Now Christmas is perhaps the most commercialized holiday. This year, holiday retail sales are predicted to be around $680.4 billion. In 2016, holiday retail sales amounted to about $655.8 billion. This is a sharp increase from the year 2000, when sales were $399. 53 billion. With the exception of the economic recession in 2008, holiday retail sales have been rising since 2000.

There are many factors that have fed Christmas’ increased commercialization. A large one is the pride of the North Pole: Santa Claus. In the early 1900s, Santa was a spooky-looking character, unlike the jolly bearded image pasted throughout stores nowadays. Coca Cola is credited for producing the Santa that Americans know and love. They began producing ads containing Santa in 1920. Coca Cola commissioned illustrator Haddon Sundblom to create a more wholesome, jolly Santa for their advertisements. By 1931 Santa appeared in Coke ads in popular magazines. Santa has become an integral part of Christmas, appearing in ads, movies and books. His face is plastered on wrapping paper; he can be found in the mall and motivates children to behave so they will receive presents from him under their Christmas tree.

Another Christmas character that has led to the commercialism of Christmas is Santa’s friend Rudolph the Red Nosed Reindeer. America’s favorite reindeer came from a marketing campaign in 1939 by retail company Montgomery Wards. Robert L. May, a company advertising copywriter, wrote the book. Since then Rudolph has become a Christmas staple. The television special came out in 1964 and the movie came out in 1998. Rudolph has been apart of other movies and is one of the most commercialized Christmas characters.

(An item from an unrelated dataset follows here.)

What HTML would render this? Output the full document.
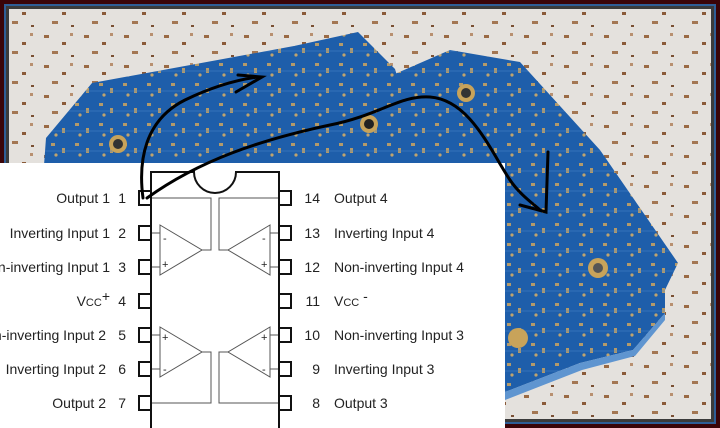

Fictional persona are not the only elements that have added to Christmas becoming more materialistic. The act of gift giving has become one of the major aspects of Christmas. Black Friday and Cyber Monday have increased and encouraged shopping for Christmas presents. Christmas cards are also a part of the Christmas market.  Decorations such as lights and wreaths, along with wrapping paper, claim people’s money. A grand aspect of Christmas’ commercialism is how much money Americans spend on Christmas each and every year.

Christmas has also turned into more of a cultural holiday in the U.S.; it is no longer a purely religious event. A study done by Pew Research Center found that about 81% of non-Christians celebrate Christmas. The survey also found that Americans of other faiths celebrate; nearly three-quarters of Asian-American Buddhists and Hindus commemorate Christmas. Overall, the American Christmas has become less of a religious holiday and more of a commercial one. Both Christians and non-Christians participate in the commercial aspect of Christmas, but non-Christians do not celebrate the religious significance.

Even though Christmas has become more commercialized, it is still a great holiday to spend time with friends and family. The holiday cheer spills into people’s homes and brings them joy as the New Year approaches. Christmas cards and cookies tend to put smiles on people’s faces. Watching Rudolph the Red Nosed Reindeer while sipping hot chocolate out of a snowman mug can be a simple, yet great, pleasure. The commercialization of Christmas has led to parts of the holiday season that everyone can enjoy.